Of Green Tea Cups

Growing up in a military family meant moving a lot; but no matter where we lived, we always went to Grandma’s house for Christmas. I remember Grandma’s house more vividly than any of my own. Perhaps it’s because we moved often and she never did. Grandma’s house was the one constant in my ever-changing childhood, and my favorite place in her house was the coat closet.

In the bottom of that closet was a box, placed there especially for us children. The box held a spinning top with a crank handle, a jack-in-the-box, some lettered blocks, and a few other toys. But our favorite playthings were not the items designed for children, but the olive green tea cups and saucers that Grandma had added to the mix from her kitchen. Long after we had tired of “Pop Goes the Weasel,” my sisters and I would still be sitting cross-legged on the floor around the coffee table, sipping our pretend tea—with a pinky poking out—and talking about “adult” things. For a special treat, Grandma would wash the cups and let us fill them with hot cocoa…. I still love sipping tea with my sisters, though I now favor chairs over sitting on the floor.

bare branches bend—
cold wind welcomes hot cocoa
steam curls, rises

Copyright © 2018 Abigail Gronway – All Rights Reserved


My response to dVerse Poets Pub Haibun: Delving into the Traditional

Lillian is hosting Haibun Monday this week and she has given us a full explanation of this traditional form so that we can do our best to write our own haibuns in the spirit of the masters.

Today Lillian would like us to journey together into the interior of  the house we grew up in, or the first house we remember living in, and try to recall a room or place in that house that still resides in our memories.
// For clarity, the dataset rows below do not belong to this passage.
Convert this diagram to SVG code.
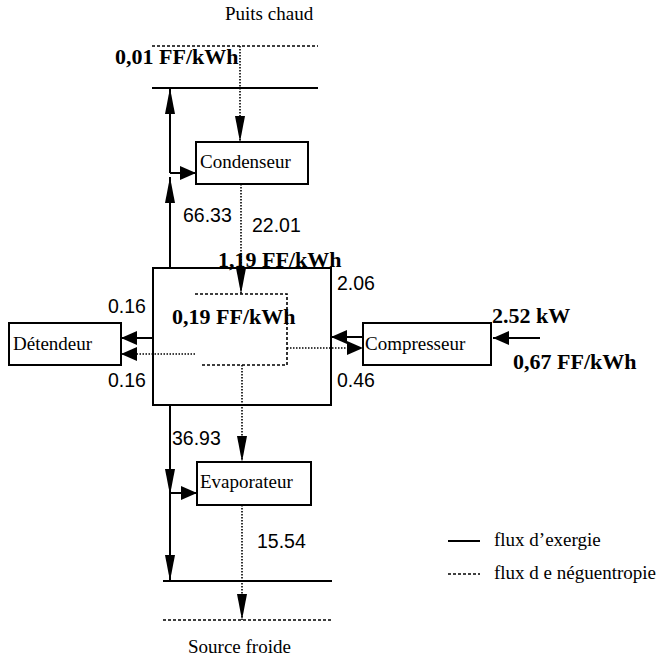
<svg xmlns="http://www.w3.org/2000/svg" width="658" height="661" viewBox="0 0 658 661">
<style>
.lbl{font-family:"Liberation Serif","Times New Roman",serif;font-size:19px;fill:#000}
.bold{font-family:"Liberation Serif","Times New Roman",serif;font-size:22px;font-weight:bold;fill:#000}
.num{font-family:"Liberation Sans",Arial,sans-serif;font-size:19.5px;fill:#000}
.box{fill:none;stroke:#000;stroke-width:2}
.sol{fill:none;stroke:#000;stroke-width:2}
.dot{fill:none;stroke:#000;stroke-width:1.6;stroke-dasharray:1.5 1.5}
.dash{fill:none;stroke:#000;stroke-width:1.6;stroke-dasharray:3 2}
</style>
<defs>
<marker id="big" markerUnits="userSpaceOnUse" markerWidth="28" markerHeight="12" refX="26" refY="5" orient="auto" viewBox="0 0 28 10">
<path d="M0,0 L26,5 L0,10 Z" fill="#000"/>
</marker>
<marker id="small" markerUnits="userSpaceOnUse" markerWidth="18" markerHeight="14" refX="16" refY="7" orient="auto" viewBox="0 0 18 14">
<path d="M0,0 L16,7 L0,14 Z" fill="#000"/>
</marker>
</defs>
<rect width="658" height="661" fill="#fff"/>

<g id="puits-chaud">
<text class="lbl" x="225" y="20">Puits chaud</text>
<line class="dash" x1="152" y1="46" x2="318" y2="46"/>
<line class="sol" x1="152" y1="88" x2="318" y2="88"/>
<text class="bold" x="115" y="64">0,01 FF/kWh</text>
</g>

<g id="source-froide">
<line class="sol" x1="163" y1="581" x2="332" y2="581"/>
<line class="dash" x1="163" y1="620" x2="332" y2="620"/>
<text class="lbl" x="188" y="653">Source froide</text>
</g>

<g id="condenseur">
<rect class="box" x="196" y="142" width="112" height="42"/>
<text class="lbl" x="200" y="168">Condenseur</text>
</g>

<g id="systeme">
<rect class="box" x="153" y="268" width="178" height="137"/>
<path class="dash" d="M195,294 H287 V365 H200"/>
<text class="bold" x="172" y="324">0,19 FF/kWh</text>
</g>

<g id="detendeur">
<rect class="box" x="9" y="323" width="112" height="42"/>
<text class="lbl" x="13" y="350">Détendeur</text>
</g>

<g id="compresseur">
<rect class="box" x="363" y="323" width="128" height="42"/>
<text class="lbl" x="365" y="350">Compresseur</text>
</g>

<g id="evaporateur">
<rect class="box" x="197" y="462" width="114" height="43"/>
<text class="lbl" x="200" y="488">Evaporateur</text>
</g>

<g id="connectors">
<line class="dot" x1="240" y1="46" x2="240" y2="142" marker-end="url(#big)"/>
<line class="sol" x1="170" y1="173" x2="170" y2="88" marker-end="url(#big)"/>
<line class="sol" x1="170" y1="268" x2="170" y2="177" marker-end="url(#big)"/>
<line class="sol" x1="170" y1="173" x2="196" y2="173" marker-end="url(#small)"/>
<line class="dot" x1="241" y1="184" x2="241" y2="294" marker-end="url(#big)"/>
<line class="sol" x1="153" y1="338" x2="121" y2="338" marker-end="url(#small)"/>
<line class="dot" x1="195" y1="354" x2="121" y2="354" marker-end="url(#small)"/>
<line class="sol" x1="363" y1="337" x2="331" y2="337" marker-end="url(#small)"/>
<line class="dot" x1="287" y1="348" x2="363" y2="348" marker-end="url(#small)"/>
<line class="sol" x1="540" y1="338" x2="493" y2="338" marker-end="url(#small)"/>
<line class="dot" x1="242" y1="365" x2="242" y2="462" marker-end="url(#big)"/>
<line class="sol" x1="170" y1="405" x2="170" y2="495" marker-end="url(#big)"/>
<line class="sol" x1="170" y1="493" x2="170" y2="581" marker-end="url(#big)"/>
<line class="sol" x1="170" y1="493" x2="197" y2="493" marker-end="url(#small)"/>
<line class="dot" x1="242" y1="505" x2="242" y2="620" marker-end="url(#big)"/>
</g>

<g id="labels">
<text class="num" x="183" y="222">66.33</text>
<text class="num" x="252" y="232">22.01</text>
<text class="bold" x="218" y="267">1,19 FF/kWh</text>
<text class="num" x="337" y="290">2.06</text>
<text class="num" x="108" y="313">0.16</text>
<text class="num" x="108" y="387">0.16</text>
<text class="num" x="337" y="387">0.46</text>
<text class="bold" x="492" y="323">2.52 kW</text>
<text class="bold" x="513" y="369">0,67 FF/kWh</text>
<text class="num" x="172" y="445">36.93</text>
<text class="num" x="257" y="548">15.54</text>
</g>

<g id="legend">
<line class="sol" x1="448" y1="541" x2="480" y2="541" stroke-width="1.5"/>
<text class="lbl" x="494" y="546">flux d’exergie</text>
<line class="dash" x1="448" y1="574" x2="480" y2="574"/>
<text class="lbl" x="494" y="579">flux d e néguentropie</text>
</g>
</svg>
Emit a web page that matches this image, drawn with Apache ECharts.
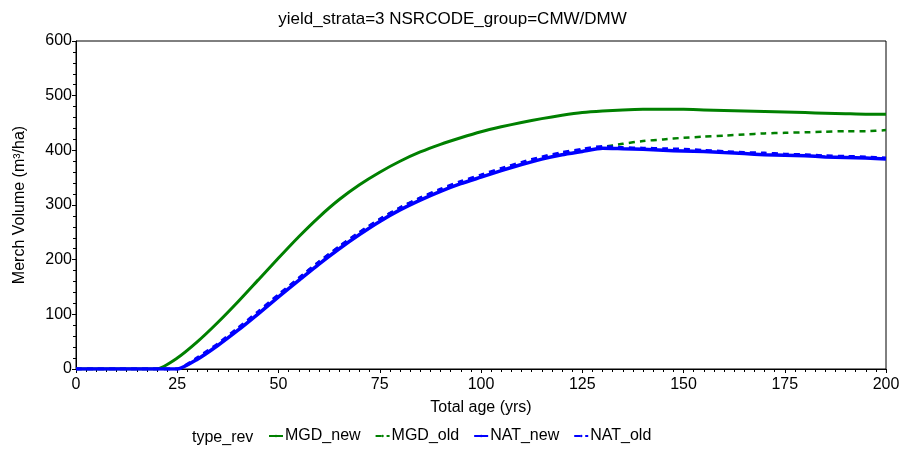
<!DOCTYPE html>
<html>
<head>
<meta charset="utf-8">
<script src="https://cdn.jsdelivr.net/npm/echarts@6/dist/echarts.min.js"></script>
<style>
  html, body { margin: 0; padding: 0; background: #fff; }
  #chart { width: 905px; height: 455px; }
</style>
</head>
<body>
<div id="chart"></div>
<script>
// ages every 5 years, 0..200
var ages = [0, 5, 10, 15, 20, 25, 30, 35, 40, 45, 50, 55, 60, 65, 70, 75, 80, 85, 90, 95, 100,
            105, 110, 115, 120, 125, 130, 135, 140, 145, 150, 155, 160, 165, 170, 175, 180, 185, 190, 195, 200];

var mgdNew = [0, 0, 0, 0, 0, 20, 50, 85, 123, 163, 203, 242, 278, 310, 337, 360, 380, 397, 411, 423, 434,
              443, 451, 458, 464, 469, 472, 474, 475, 475, 475, 474, 473, 472, 471, 470, 469, 468, 467, 466, 466];

var mgdOld = [0, 0, 0, 0, 0, 0, 19, 44, 73, 104, 135, 166, 196, 224, 250, 274, 295, 313, 328, 341, 353,
              365, 376, 386, 394, 400, 406, 412, 417, 420, 423, 425, 427, 429, 431, 432, 433, 434, 435, 435, 437];

var natNew = [0, 0, 0, 0, 0, 0, 18, 43, 71, 101, 132, 162, 192, 220, 246, 270, 291, 309, 325, 339, 351,
              363, 374, 384, 392, 398, 404, 403, 402, 400, 399, 398, 396, 394, 392, 391, 390, 388, 387, 386, 384];

var natOld = [0, 0, 0, 0, 0, 0, 21, 46, 75, 105, 136, 166, 196, 224, 250, 274, 295, 313, 329, 343, 355,
              367, 378, 388, 396, 402, 407, 405, 404, 403, 402, 400, 398, 396, 395, 393, 392, 390, 389, 388, 386];

var names = ['MGD_new', 'MGD_old', 'NAT_new', 'NAT_old'];

function pairs(vals) {
    return ages.map(function (a, i) { return [a, vals[i]]; });
}

var green = '#008000', blue = '#0000ff';
var font = 'Liberation Sans, Arial, sans-serif';

var chart = echarts.init(document.getElementById('chart'), null, { renderer: 'canvas' });

function mkSeries(name, vals, color, dashed, width, z) {
    return {
        name: name,
        type: 'line',
        data: pairs(vals),
        symbol: 'none',
        smooth: 0.2,
        z: z,
        lineStyle: { color: color, width: width, type: dashed ? [6, 5] : 'solid' },
        itemStyle: { color: color },
        animation: false
    };
}

var option = {
    backgroundColor: '#fff',
    title: {
        text: 'yield_strata=3 NSRCODE_group=CMW/DMW',
        left: 'center',
        top: 6,
        textStyle: { fontFamily: font, fontSize: 17, fontWeight: 'normal', color: '#000' }
    },
    grid: {
        left: 76, right: 19, top: 41, bottom: 86,
        show: true, borderColor: '#000', borderWidth: 1
    },
    legend: {
        data: names,
        bottom: 6,
        left: 263,
        itemWidth: 14,
        itemHeight: 3,
        itemGap: 14,
        textStyle: { fontFamily: font, fontSize: 16, color: '#000', padding: [0, 0, 0, -3] }
    },
    graphic: [{
        type: 'text',
        left: 192,
        bottom: 9,
        style: { text: 'type_rev', font: '16px ' + font, fill: '#000' }
    }],
    xAxis: {
        type: 'value',
        min: 0, max: 200, interval: 25,
        name: 'Total age (yrs)',
        nameLocation: 'middle',
        nameGap: 31,
        nameTextStyle: { fontFamily: font, fontSize: 16, color: '#000' },
        axisLine: { show: true, onZero: false, lineStyle: { color: '#000' } },
        axisTick: { show: true, length: 4, lineStyle: { color: '#000' } },
        minorTick: { show: true, splitNumber: 10, length: 3, lineStyle: { color: '#000' } },
        axisLabel: { fontFamily: font, fontSize: 16, color: '#000', margin: 8 },
        splitLine: { show: false }
    },
    yAxis: {
        type: 'value',
        min: 0, max: 600, interval: 100,
        name: 'Merch Volume (m³/ha)',
        nameLocation: 'middle',
        nameGap: 48,
        nameTextStyle: { fontFamily: font, fontSize: 16, color: '#000' },
        axisLine: { show: true, onZero: false, lineStyle: { color: '#000' } },
        axisTick: { show: true, length: 4, lineStyle: { color: '#000' } },
        minorTick: { show: true, splitNumber: 5, length: 3, lineStyle: { color: '#000' } },
        axisLabel: { fontFamily: font, fontSize: 16, color: '#000', margin: 4 },
        splitLine: { show: false }
    },
    series: [
        mkSeries('MGD_new', mgdNew, green, false, 3, 3),
        mkSeries('MGD_old', mgdOld, green, true, 2.5, 2),
        mkSeries('NAT_new', natNew, blue, false, 3.5, 4),
        mkSeries('NAT_old', natOld, blue, true, 3, 5)
    ]
};

chart.setOption(option);
</script>
</body>
</html>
She asks us to take our minds around the rooms and see what details we can picture. Do we remember this room because of something that happened there…..or someone who habitually sat there?

Our haibun should begin with one or two short paragraphs describing that room—a true account, not fiction—followed by a haiku that adheres to the musts as given by Lillian:

  • nature-based
  • 3 lines of 5-7-5 syllables (or short-long-short)
  • have a direct or subtle relationship to the prose paragraphs without being a restatement or summary of the same
  • must include a KIGO, a word or phrase associated with a particular season
  • must have two parts, divided by a KIREJI, a cutting word. We don’t really have an equivalent in English, so we often substitute a dash, comma, ellipsis, or exclamation point. But sometimes there is simply a natural pause.

 

8 Replies to “Of Green Tea Cups”

  1. I love this! So glad you posted to the prompt. I love how you contrasted your constant moving with still having a physical place of stability in your grandmother’s house. In the second paragraph of prose we’re privileged to go inside her house with you….and enter that special closet. The details of what’s in the box delight us as we the reader, open it with you….and in the examining of the contents more closely. So very sweet to see you and your sister sitting on the floor with the green tea cups. Your grandmother was indeed special….knowing just how to please two little girls by washing those cups and filling them with hot chocolate. This is a wonderful reminiscence – I hope you share this post with your sister!
    The haiku is lovely — does it make sense to you if I say it has a softness and warmth to it as did your grandmother’s comforting ways? The first line bases it in nature — bare branches are a kigo for winter…perhaps seen through a frosted window pane or actually while being outside, not just seeing the outside. The kireji comes in the reading, the pause after that first line – moving us inside to just perhaps hearing the wind while we are holding the warm cocoa. I think a hyphen at the end of that first line might make the kireji even more apparent.
    This is just a wonderful haibun, through and through!

    Liked by 1 person

    1. Thank you for your detailed comments, Lillian. You know, I had a hyphen at the end of the first line, and I removed it. I’ll put it back. Writing a haiku related to the interior of a house took me out of me comfort zone, but I found “hot cocoa” listed under winter kigo on the website you referenced, in the human relations category.

      Thank you, too, for your detailed explanation of this form. This was my third time writing a haibun. Yesterday I looked back at the other two and realized they did not come close to following the rules. I’m glad to be learning and improving as a poet.

      Liked by 1 person

      1. 😊. Oh yes! Hot cocoa as a winter kigo- I just stopped at the bare branches as a winter kigo.

        I really enjoyed reading all the posts for this prompt. The reading as well as the research on traditional haiku helped solidify what it should be. I figured out a saying to help me remember: nature plus 2 K (kigo and kjiero).
        I don’t dare look way back at mine as the only thing I really knew about haiku was the 5-7-5 syllabic rule. Toni, who used to be a pub tender, is masterful at traditional haiku and I always learned a lot from her posts.